AGs back VAWA reauthorization

In a joint effort organized by the attorneys general of the 56 states and territories, the National Association of Attorneys General recently urged Congress to reauthorize the Violence Against Women Act, of which funding is set to expire this year.

“As chief legal officers of our respective states, reducing the rate and devasting effects of sexual violence, intimate partner violence, and stalking and supporting survivors as they rebuild their lives has been a constant and consistent priority,” the attorneys general stated in their letter to Congress. “If Congress allows VAWA to lapse, it will mean that millions of survivors will have nowhere to turn, violent crimes against women will increase, and perpetrators of these crimes will go unpunished.”

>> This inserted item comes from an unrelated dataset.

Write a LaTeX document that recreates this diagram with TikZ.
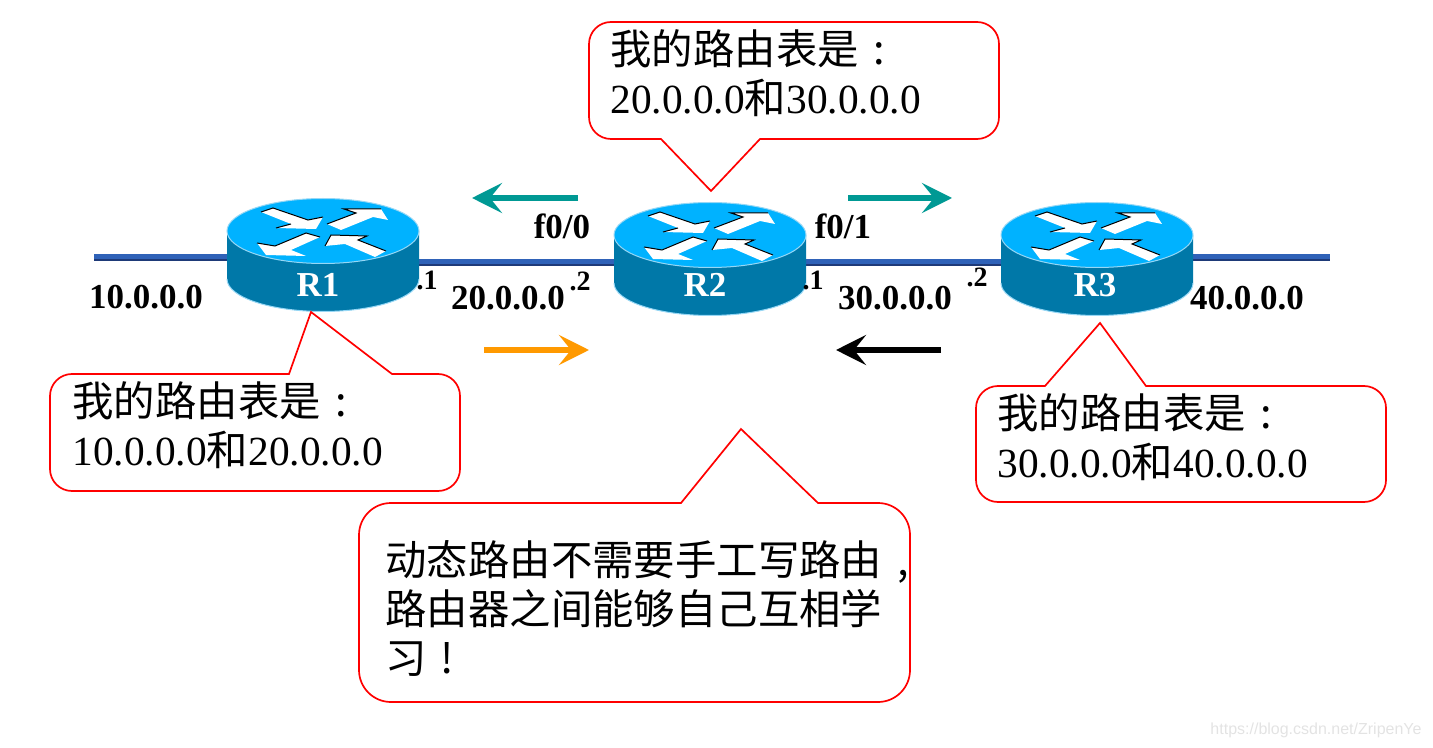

Originally passed in 1994, VAWA was enacted to address the severity of domestic violence, sexual assault, dating violence, and stalking affecting the nation.

Between 1995 and 2016, billions of dollars in grants have been awarded to various government and non-profit organizations across the nation. These funds make it possible to provide training, offer victim services, and enhance prosecution efforts. Funding also facilitates programs that foster partnerships between prosecutors, judges, advocates, community organizations, and health care providers to fight against violence against women and support survivors.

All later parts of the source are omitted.